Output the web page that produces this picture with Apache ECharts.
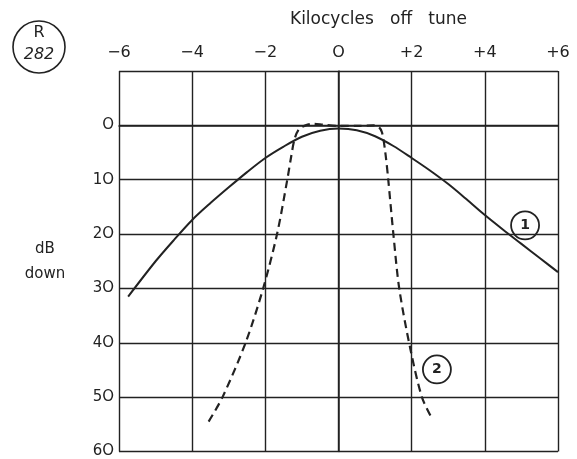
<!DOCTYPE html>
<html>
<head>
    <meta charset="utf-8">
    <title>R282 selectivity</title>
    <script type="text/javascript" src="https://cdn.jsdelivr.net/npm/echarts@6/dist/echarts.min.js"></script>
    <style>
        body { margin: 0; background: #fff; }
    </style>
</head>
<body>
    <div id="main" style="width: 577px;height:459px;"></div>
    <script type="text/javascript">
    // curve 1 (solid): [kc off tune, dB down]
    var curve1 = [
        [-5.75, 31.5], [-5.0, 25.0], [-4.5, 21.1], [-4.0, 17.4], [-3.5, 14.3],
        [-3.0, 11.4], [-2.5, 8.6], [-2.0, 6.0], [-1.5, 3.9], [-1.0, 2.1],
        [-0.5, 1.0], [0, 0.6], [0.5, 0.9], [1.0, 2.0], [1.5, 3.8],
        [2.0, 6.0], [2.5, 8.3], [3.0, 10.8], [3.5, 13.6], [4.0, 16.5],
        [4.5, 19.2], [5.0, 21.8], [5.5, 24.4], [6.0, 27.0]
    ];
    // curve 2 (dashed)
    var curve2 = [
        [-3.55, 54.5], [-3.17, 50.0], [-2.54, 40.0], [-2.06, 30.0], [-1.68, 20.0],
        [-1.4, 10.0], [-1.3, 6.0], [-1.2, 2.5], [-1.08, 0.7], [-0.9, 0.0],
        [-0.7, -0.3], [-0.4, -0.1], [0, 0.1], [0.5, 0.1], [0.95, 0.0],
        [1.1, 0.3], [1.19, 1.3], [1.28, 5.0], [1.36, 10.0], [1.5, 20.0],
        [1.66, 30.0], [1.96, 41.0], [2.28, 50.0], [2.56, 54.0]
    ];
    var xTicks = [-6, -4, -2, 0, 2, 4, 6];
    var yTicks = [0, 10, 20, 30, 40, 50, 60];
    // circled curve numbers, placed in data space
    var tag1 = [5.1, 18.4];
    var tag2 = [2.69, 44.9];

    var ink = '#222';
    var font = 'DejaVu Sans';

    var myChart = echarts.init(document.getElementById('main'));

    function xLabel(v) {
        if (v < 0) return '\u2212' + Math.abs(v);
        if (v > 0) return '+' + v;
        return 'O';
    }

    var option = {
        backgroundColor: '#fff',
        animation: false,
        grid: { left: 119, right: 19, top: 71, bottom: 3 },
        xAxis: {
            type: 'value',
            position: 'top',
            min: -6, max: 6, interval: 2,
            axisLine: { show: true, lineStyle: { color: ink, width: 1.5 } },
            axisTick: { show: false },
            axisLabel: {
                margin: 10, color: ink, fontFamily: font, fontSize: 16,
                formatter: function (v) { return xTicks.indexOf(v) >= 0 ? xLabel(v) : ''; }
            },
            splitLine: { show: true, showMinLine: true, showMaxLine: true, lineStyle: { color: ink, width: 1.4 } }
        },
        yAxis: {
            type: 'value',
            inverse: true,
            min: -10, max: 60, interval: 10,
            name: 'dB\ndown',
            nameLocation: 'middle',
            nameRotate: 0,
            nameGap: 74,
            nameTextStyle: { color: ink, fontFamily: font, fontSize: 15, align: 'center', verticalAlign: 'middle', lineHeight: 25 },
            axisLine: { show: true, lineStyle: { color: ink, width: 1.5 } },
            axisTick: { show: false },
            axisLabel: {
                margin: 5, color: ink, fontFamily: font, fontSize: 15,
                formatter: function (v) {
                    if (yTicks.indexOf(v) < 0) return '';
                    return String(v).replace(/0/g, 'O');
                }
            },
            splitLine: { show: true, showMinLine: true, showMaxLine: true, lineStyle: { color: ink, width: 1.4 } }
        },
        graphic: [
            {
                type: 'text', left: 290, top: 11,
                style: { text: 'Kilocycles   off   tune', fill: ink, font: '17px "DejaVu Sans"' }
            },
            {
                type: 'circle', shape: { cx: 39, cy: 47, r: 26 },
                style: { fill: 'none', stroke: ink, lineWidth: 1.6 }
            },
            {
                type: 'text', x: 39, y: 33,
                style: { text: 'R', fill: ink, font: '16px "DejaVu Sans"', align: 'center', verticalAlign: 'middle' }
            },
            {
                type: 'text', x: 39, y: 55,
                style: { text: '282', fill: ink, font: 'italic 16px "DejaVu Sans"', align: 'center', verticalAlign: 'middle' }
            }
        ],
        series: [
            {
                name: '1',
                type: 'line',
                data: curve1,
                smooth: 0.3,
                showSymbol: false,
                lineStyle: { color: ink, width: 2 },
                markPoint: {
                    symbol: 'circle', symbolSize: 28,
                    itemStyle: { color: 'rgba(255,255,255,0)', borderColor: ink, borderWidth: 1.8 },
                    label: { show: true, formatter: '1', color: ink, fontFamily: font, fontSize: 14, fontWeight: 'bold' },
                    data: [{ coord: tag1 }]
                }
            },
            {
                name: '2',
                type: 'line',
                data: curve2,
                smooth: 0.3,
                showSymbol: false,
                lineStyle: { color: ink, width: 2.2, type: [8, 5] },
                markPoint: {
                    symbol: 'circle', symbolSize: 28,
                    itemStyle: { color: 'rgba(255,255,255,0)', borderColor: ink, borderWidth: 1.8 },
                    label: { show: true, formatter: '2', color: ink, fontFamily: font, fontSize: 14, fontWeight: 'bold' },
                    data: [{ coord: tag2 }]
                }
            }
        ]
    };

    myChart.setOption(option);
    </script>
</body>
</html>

::::

*EXERCISE*: Set the lines above down again, word for word, from the first through the one containing "var font = 'DejaVu Sans';"; pictures excluded.

*RESPONSE BELOW*:
Output the web page that produces this picture with Apache ECharts.
<!DOCTYPE html>
<html>
<head>
    <meta charset="utf-8">
    <title>R282 selectivity</title>
    <script type="text/javascript" src="https://cdn.jsdelivr.net/npm/echarts@6/dist/echarts.min.js"></script>
    <style>
        body { margin: 0; background: #fff; }
    </style>
</head>
<body>
    <div id="main" style="width: 577px;height:459px;"></div>
    <script type="text/javascript">
    // curve 1 (solid): [kc off tune, dB down]
    var curve1 = [
        [-5.75, 31.5], [-5.0, 25.0], [-4.5, 21.1], [-4.0, 17.4], [-3.5, 14.3],
        [-3.0, 11.4], [-2.5, 8.6], [-2.0, 6.0], [-1.5, 3.9], [-1.0, 2.1],
        [-0.5, 1.0], [0, 0.6], [0.5, 0.9], [1.0, 2.0], [1.5, 3.8],
        [2.0, 6.0], [2.5, 8.3], [3.0, 10.8], [3.5, 13.6], [4.0, 16.5],
        [4.5, 19.2], [5.0, 21.8], [5.5, 24.4], [6.0, 27.0]
    ];
    // curve 2 (dashed)
    var curve2 = [
        [-3.55, 54.5], [-3.17, 50.0], [-2.54, 40.0], [-2.06, 30.0], [-1.68, 20.0],
        [-1.4, 10.0], [-1.3, 6.0], [-1.2, 2.5], [-1.08, 0.7], [-0.9, 0.0],
        [-0.7, -0.3], [-0.4, -0.1], [0, 0.1], [0.5, 0.1], [0.95, 0.0],
        [1.1, 0.3], [1.19, 1.3], [1.28, 5.0], [1.36, 10.0], [1.5, 20.0],
        [1.66, 30.0], [1.96, 41.0], [2.28, 50.0], [2.56, 54.0]
    ];
    var xTicks = [-6, -4, -2, 0, 2, 4, 6];
    var yTicks = [0, 10, 20, 30, 40, 50, 60];
    // circled curve numbers, placed in data space
    var tag1 = [5.1, 18.4];
    var tag2 = [2.69, 44.9];

    var ink = '#222';
    var font = 'DejaVu Sans';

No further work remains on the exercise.